Justify the fact that antiderivative of $\frac{1}{x}$ is $\ln |x|$ not $\ln x$ Justify the fact that antiderivative of $\frac{1}{x}$ is $\ln |x|$ not $\ln x$
Does the derivatives domain $have$ to be the $same$ as the original functions?
$\frac{1}{x} \neq 0$, but $\ln x >0$. Their domains don't agree, but how can this prove that the derivative is $not$ $\frac{1}{x}.$

I $can$ prove that derivative of $\ln |x|$ is in fact $\frac{1}{x}$, but why does simple $\ln x$ not work?
 A: An antiderivative of a function $f(x)$ is a function $F(x)$ such that $F'(x)=f(x)$ for every point in the domain of $f$. So yes, the domain of the antiderivative should be the same. 
The domain of $\ln x$ is $x>0$ whereas the domain of $1/x$ is all of $\mathbb{R}\setminus 0$, which is strictly larger (it includes the negative axis $x<0$). Therefore $\ln x$ cannot be the antiderivative on the entire domain $\mathbb{R}\setminus 0$; we must find a way to extend the function to the larger domain.

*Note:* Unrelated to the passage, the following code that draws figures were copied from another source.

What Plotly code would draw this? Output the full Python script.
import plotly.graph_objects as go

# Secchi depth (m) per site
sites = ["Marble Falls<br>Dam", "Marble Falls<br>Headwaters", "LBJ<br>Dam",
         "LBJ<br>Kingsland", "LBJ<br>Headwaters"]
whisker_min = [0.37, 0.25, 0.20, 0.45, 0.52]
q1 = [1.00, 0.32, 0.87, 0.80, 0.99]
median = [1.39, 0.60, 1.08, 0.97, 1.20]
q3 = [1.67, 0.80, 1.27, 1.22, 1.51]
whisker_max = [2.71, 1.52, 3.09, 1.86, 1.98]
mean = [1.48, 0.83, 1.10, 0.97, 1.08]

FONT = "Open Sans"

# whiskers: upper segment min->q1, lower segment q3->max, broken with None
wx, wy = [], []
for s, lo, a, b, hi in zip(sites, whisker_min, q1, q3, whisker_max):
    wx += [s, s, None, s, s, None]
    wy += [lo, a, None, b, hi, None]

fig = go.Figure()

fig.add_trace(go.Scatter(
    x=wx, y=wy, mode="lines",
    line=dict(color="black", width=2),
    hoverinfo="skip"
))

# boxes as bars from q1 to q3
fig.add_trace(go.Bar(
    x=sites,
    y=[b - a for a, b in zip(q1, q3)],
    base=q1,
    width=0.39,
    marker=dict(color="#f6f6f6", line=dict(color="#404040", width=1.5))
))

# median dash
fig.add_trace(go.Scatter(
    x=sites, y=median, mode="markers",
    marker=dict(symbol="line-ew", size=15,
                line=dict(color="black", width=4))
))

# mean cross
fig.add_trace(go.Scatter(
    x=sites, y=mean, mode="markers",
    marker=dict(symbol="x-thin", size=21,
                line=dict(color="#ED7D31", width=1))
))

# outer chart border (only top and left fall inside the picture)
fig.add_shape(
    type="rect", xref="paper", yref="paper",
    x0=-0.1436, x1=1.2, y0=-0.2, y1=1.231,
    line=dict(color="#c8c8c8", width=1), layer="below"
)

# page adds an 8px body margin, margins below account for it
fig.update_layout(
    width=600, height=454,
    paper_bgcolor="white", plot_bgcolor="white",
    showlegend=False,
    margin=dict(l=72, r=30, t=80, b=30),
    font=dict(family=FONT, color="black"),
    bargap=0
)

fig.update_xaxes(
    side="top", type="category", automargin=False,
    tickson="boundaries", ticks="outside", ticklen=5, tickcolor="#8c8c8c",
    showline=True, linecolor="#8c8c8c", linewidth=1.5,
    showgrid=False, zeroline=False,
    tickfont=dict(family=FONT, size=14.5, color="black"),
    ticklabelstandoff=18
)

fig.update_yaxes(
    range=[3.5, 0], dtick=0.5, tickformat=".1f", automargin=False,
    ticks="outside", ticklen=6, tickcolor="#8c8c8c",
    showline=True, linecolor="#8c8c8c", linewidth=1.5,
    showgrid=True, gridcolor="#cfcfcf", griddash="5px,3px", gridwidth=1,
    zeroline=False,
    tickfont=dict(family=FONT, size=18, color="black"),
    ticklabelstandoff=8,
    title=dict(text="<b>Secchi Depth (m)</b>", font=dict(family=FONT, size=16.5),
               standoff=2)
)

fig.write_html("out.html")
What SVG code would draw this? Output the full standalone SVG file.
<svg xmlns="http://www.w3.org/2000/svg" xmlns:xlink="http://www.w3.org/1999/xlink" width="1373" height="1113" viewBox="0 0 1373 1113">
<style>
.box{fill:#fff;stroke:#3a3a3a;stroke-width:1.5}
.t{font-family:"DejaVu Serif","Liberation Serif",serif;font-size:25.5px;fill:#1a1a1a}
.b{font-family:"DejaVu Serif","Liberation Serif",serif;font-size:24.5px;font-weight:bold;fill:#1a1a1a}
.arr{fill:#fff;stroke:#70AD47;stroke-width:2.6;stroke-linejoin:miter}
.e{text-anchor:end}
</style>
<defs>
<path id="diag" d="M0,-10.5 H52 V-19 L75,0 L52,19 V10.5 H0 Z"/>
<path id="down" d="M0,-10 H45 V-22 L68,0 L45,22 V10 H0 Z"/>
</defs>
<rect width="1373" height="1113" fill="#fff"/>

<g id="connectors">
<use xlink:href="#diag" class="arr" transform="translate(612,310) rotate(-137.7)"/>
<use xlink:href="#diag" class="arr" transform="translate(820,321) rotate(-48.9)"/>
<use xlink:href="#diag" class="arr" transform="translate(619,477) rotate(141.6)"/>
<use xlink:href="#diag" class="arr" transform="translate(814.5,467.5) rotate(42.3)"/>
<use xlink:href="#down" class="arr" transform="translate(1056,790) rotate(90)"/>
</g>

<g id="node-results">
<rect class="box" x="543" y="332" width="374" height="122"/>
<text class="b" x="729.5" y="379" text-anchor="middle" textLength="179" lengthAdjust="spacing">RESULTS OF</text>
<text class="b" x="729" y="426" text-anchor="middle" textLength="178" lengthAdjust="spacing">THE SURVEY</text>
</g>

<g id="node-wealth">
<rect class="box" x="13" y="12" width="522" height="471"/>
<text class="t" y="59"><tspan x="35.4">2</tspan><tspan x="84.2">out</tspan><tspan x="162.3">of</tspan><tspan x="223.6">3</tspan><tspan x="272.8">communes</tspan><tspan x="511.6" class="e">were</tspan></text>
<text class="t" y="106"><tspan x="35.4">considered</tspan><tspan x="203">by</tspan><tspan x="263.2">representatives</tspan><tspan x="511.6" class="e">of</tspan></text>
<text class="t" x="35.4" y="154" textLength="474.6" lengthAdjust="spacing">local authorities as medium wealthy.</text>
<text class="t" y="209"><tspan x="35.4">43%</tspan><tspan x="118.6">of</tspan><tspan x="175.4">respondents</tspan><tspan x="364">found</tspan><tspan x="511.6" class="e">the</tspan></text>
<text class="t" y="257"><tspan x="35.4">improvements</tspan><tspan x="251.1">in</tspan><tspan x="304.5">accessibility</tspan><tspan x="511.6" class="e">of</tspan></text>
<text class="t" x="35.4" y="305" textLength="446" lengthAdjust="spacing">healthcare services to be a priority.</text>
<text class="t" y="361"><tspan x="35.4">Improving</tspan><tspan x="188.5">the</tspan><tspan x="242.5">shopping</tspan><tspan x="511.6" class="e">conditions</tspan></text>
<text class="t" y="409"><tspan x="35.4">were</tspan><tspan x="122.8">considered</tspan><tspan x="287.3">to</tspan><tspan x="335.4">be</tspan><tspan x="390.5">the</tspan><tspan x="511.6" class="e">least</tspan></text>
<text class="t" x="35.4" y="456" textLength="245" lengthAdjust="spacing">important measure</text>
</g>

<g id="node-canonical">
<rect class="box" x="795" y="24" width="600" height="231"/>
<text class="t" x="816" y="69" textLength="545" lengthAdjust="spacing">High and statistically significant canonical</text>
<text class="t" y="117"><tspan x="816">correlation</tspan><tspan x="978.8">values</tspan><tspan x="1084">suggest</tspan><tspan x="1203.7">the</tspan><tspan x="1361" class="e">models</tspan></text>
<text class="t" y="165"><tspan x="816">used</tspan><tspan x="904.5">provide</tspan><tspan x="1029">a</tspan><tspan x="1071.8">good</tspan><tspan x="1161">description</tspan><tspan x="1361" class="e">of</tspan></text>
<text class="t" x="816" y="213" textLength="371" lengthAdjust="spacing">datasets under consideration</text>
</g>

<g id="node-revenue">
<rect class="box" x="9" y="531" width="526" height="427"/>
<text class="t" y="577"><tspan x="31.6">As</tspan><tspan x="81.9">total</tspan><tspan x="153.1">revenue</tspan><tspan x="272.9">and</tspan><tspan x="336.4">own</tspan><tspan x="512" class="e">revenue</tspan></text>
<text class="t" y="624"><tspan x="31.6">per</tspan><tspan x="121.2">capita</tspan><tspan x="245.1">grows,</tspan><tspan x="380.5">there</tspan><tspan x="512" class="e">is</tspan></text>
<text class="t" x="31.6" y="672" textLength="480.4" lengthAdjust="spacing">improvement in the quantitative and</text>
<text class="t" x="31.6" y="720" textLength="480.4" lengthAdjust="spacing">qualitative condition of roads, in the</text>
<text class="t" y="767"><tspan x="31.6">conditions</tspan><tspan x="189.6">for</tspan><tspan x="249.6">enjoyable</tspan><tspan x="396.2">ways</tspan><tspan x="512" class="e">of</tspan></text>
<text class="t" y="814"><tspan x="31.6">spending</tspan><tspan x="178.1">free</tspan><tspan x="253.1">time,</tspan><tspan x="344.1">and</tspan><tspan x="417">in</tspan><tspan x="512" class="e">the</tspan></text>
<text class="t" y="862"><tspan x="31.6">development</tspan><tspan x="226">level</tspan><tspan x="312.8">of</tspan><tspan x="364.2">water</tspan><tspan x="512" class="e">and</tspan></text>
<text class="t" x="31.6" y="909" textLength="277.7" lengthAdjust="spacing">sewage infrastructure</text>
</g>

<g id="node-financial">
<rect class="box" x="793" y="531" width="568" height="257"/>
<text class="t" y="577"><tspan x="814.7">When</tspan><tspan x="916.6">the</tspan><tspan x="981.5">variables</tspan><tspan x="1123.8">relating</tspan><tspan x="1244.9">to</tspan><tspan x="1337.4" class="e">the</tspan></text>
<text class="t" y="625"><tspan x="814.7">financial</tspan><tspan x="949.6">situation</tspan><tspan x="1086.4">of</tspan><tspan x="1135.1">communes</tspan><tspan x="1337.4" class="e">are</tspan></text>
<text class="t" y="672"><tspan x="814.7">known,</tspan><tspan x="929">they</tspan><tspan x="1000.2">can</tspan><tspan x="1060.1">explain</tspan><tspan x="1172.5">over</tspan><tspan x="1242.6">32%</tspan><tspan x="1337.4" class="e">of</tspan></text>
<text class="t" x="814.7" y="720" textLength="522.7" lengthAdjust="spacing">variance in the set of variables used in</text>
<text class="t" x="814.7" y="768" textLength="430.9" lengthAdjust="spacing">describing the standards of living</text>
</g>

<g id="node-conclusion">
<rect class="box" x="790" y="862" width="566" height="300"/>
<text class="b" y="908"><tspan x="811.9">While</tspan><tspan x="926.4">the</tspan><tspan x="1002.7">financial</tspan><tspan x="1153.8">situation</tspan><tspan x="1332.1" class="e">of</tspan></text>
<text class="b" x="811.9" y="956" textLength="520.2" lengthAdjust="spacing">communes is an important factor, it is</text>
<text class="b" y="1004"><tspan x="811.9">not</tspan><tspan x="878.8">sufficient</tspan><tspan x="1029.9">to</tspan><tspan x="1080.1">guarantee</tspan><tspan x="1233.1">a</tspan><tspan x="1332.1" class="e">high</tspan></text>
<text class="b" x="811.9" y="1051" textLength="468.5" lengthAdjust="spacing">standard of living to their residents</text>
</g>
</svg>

The part of $1/x$ defined on the negative real axis has an antiderivative too, it is $\ln(-x),$ since the domain of $\ln(-x)$ is $x<0$ and $\frac{d(\ln(-x))}{dx}=\frac{1}{-x}\cdot\frac{d(-x)}{dx}=\frac{1}{x}$. 
We can capture both functions on the larger domain with the absolute value $\ln|x|$, which is just $\ln x$ on the positive axis, $\ln(-x)$ on the negative axis.
Note that while $\ln|x|$ is an antiderivative of $1/x$, it's not the most general one, nor even is $\ln|x|+C$ for any constant $C$. Because of the disconnected domain, you may choose different constants, so the most general antiderivative defined on the whole domain of $1/x$ is
$$
\begin{cases}
\ln x + C_1, & \text{if }x\ > 0 \\
\ln(-x) + C_2, & \text{if } x < 0 \\
\end{cases}
$$
and $C_1$ need not equal $C_2$. Thanks to MathematicsStudent1122 for reminding me of this fact.